Decided August 2, 1960.

*481Mr. John R. Wall, for plaintiff in error.

Messrs. Kettelkamp, McGrath & Vento, for defendant in error.

En Banc.

Mr. Justice Doyle

delivered the opinion of the Court.

The parties will be referred to by name. Adjustment Bureau, Inc. was plaintiff in the trial court and Rogers was defendant. The action was commenced in the County Court of Pueblo County on September 24, 1957. The complaint demands a judgment on a promissory note in the amount of $841.50 dated December 24, 1956. It is alleged that the defendant was in default and further alleged the balance owing was $418.00, together with attorneys’ fees in the amount of $139.00 and interest at the rate of 6 per cent.

The evidence at the trial disclosed that Rogers, who earned approximately $350.00 a month, had agreed to pay $85.00 a month for an extensive course of dancing *482lessons at the Arthur Murray Dance Studios. At the completion of the course of lessons not only had Rogers not learned to dance but he also found himself indebted to the Arthur Murray Dance Studios in the amount of $765.00 and in default on his payments. This account was assigned to Adjustment Bureau, Inc. At the request of Adjustment Bureau, Inc., Rogers executed Exhibit A, the instrument in suit, by the terms of which he promised to pay Adjustment Bureau the sum of $841.50, $765.00 of which was principal and the balance of which was interest in advance. The action is on this latter “Agreement” or note. The evidence fails to disclose any formal assignment of the original note by Arthur Murray Studios. However, the plaintiff introduced this instrument, together with the instrument which was executed to the Adjustment Bureau, Inc. as payee, and the court received both documents in evidence. The original note, Exhibit B, made no provision for attorneys’ fees. This was a contract to take dance lessons which was demoninated a “non-cancellable negotiable contract,” but it contained the following provision, among others:

“Upon my failure to pay any installment when due, the unpaid balance of this contract, at your option, shall become immediately due and payable.
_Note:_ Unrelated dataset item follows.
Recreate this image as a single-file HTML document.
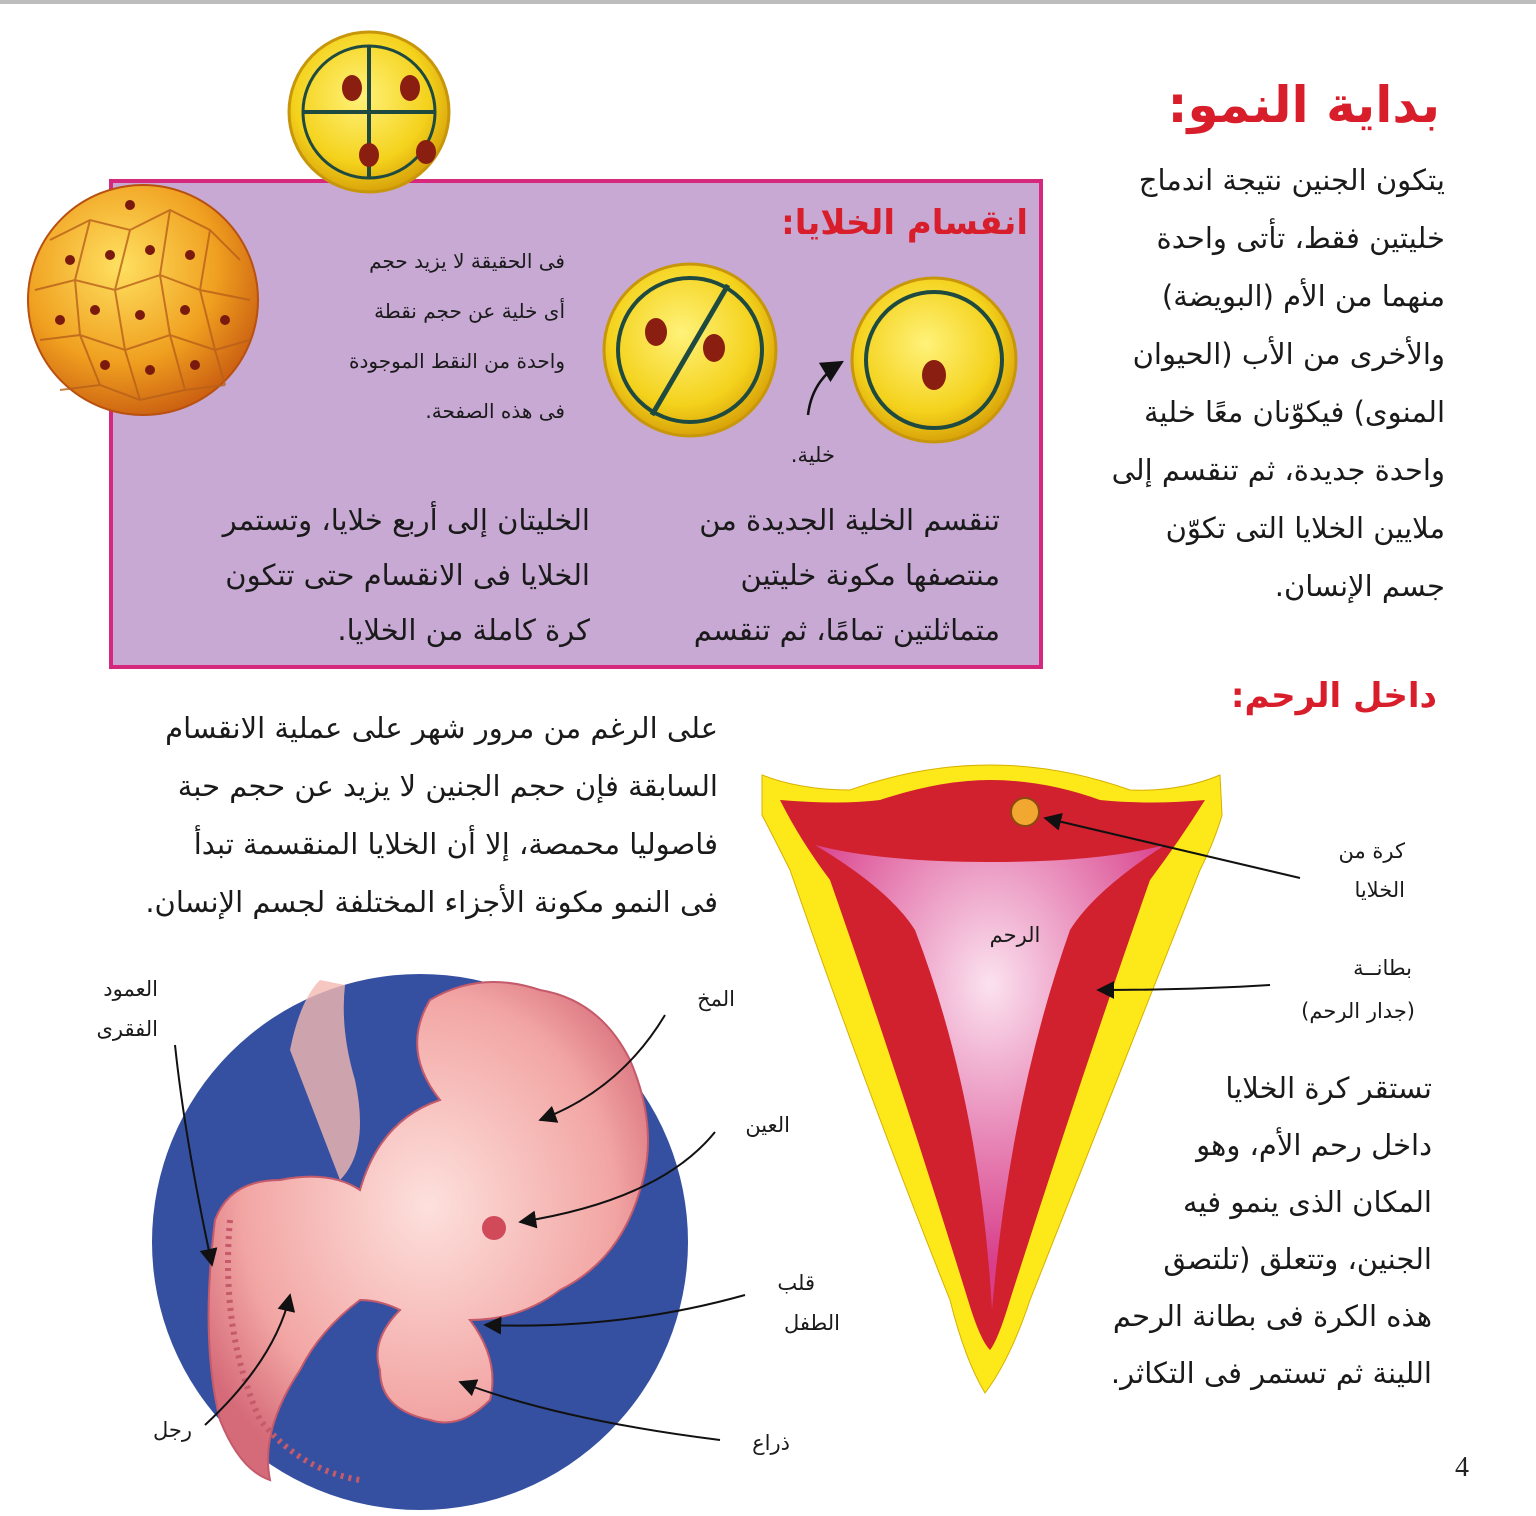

I acknowledge that, instead of the usual rate of $7.50 for each half hour lesson, a reduced rate has been granted to me because of the number of lessons contracted for hereunder and accordingly I agree that this contract may not be can-celled. My failure to take lessons during the period designated above shall not relieve me of my obligations under this contract. No delay on your part in taking action under this contract shall be deemed a waiver of any of your rights. The undersigned authorizes any Attorney at law to appear before any Court of Record, State or Federal, in the United States of America, after the above indebtedness becomes due and waive the issuance and service of process and confess a judgment against the undersigned and/or any one or more of them *483in favor of the holder hereof for the amount then appearing due together with costs of suits, and thereupon to waive all errors and all rights of appeal and stay of execution. The makers of this note, when more than one, are jointly and severally liable hereon and this warrant of attorney to confess judgment is a joint and several warrant of attorney. This contract expresses all the terms, conditions and provisions of our agreement, and you shall not be bound by any verbal modification in respect hereof unless written into this contract before it is signed.”

The second note which is labelled “Agreement” declares inter alia:

“* * * This agreement is given as evidence of a debt and not in discharge thereof, but payment of this agreement in full will discharge such debt. * * *”

There was a reference to a debt owed the Arthur Murray Studios but there is no clear indication from the documents themselves that the “Agreement” upon which the action was based evidences the identical debt represented by the note executed to the Arthur Murray Dance Studios. The testimony itself is somewhat vague on this point yet it strongly suggests that both of these documents pertained to the dancing lessons which Rogers contracted to take and which he is shown to have taken.

The defenses asserted by Rogers were, first, duress in the execution of the instrument to the Adjustment Bureau, Inc. and, secondly, failure of consideration. Defendant also asserted a counterclaim in which he sought to recover the $423.50 which he had paid to Adjustment Bureau, Inc. The cause was submitted to the jury on the complaint and the counterclaim and the verdict was in favor of Rogers both on the issues raised by the complaint and on the demand contained in his counterclaim.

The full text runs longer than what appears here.